### GOAL
Say how many lines contain the word "seaborn" and give no other text.

========================

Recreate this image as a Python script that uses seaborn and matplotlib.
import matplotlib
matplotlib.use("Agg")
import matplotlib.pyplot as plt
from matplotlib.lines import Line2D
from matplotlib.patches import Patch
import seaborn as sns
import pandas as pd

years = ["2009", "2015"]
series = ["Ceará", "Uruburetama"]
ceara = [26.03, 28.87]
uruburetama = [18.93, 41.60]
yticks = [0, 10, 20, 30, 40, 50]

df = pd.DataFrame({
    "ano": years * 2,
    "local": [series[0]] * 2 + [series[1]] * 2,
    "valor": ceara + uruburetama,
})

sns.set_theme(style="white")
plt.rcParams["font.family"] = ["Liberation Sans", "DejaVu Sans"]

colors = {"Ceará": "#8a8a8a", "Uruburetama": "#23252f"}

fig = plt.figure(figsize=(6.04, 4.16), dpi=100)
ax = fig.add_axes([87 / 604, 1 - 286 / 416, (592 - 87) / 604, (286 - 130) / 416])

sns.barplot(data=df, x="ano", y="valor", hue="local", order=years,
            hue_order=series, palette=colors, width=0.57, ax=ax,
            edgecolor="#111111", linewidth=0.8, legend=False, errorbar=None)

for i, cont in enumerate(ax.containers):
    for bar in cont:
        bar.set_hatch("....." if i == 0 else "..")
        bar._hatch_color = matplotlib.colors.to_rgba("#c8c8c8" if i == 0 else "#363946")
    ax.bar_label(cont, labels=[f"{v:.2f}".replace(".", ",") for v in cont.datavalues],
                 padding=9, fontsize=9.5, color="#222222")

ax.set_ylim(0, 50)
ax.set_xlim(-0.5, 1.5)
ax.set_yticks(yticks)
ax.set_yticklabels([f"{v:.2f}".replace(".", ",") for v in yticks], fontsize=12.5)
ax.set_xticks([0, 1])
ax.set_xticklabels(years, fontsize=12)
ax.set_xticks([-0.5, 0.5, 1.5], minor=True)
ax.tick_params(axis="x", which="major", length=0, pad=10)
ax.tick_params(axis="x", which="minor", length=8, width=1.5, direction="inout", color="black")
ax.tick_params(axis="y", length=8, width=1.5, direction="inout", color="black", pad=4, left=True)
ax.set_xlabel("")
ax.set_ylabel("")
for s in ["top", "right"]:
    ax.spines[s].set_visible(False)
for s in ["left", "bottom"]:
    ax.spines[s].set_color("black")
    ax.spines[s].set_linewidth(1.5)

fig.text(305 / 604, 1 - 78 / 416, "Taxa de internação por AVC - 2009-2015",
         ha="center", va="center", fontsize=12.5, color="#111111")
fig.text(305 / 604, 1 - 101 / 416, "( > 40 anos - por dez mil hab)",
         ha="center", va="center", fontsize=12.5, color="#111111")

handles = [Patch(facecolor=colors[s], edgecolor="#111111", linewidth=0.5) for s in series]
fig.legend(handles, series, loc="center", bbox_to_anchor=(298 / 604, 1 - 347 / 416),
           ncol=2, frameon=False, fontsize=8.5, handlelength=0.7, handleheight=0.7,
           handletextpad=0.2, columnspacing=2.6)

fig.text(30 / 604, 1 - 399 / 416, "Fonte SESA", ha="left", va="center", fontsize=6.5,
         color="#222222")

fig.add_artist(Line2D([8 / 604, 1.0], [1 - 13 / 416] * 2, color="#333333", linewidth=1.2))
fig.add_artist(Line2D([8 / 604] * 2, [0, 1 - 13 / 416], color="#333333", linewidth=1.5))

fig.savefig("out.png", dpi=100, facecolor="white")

========================

### EXERCISE RESPONSE
2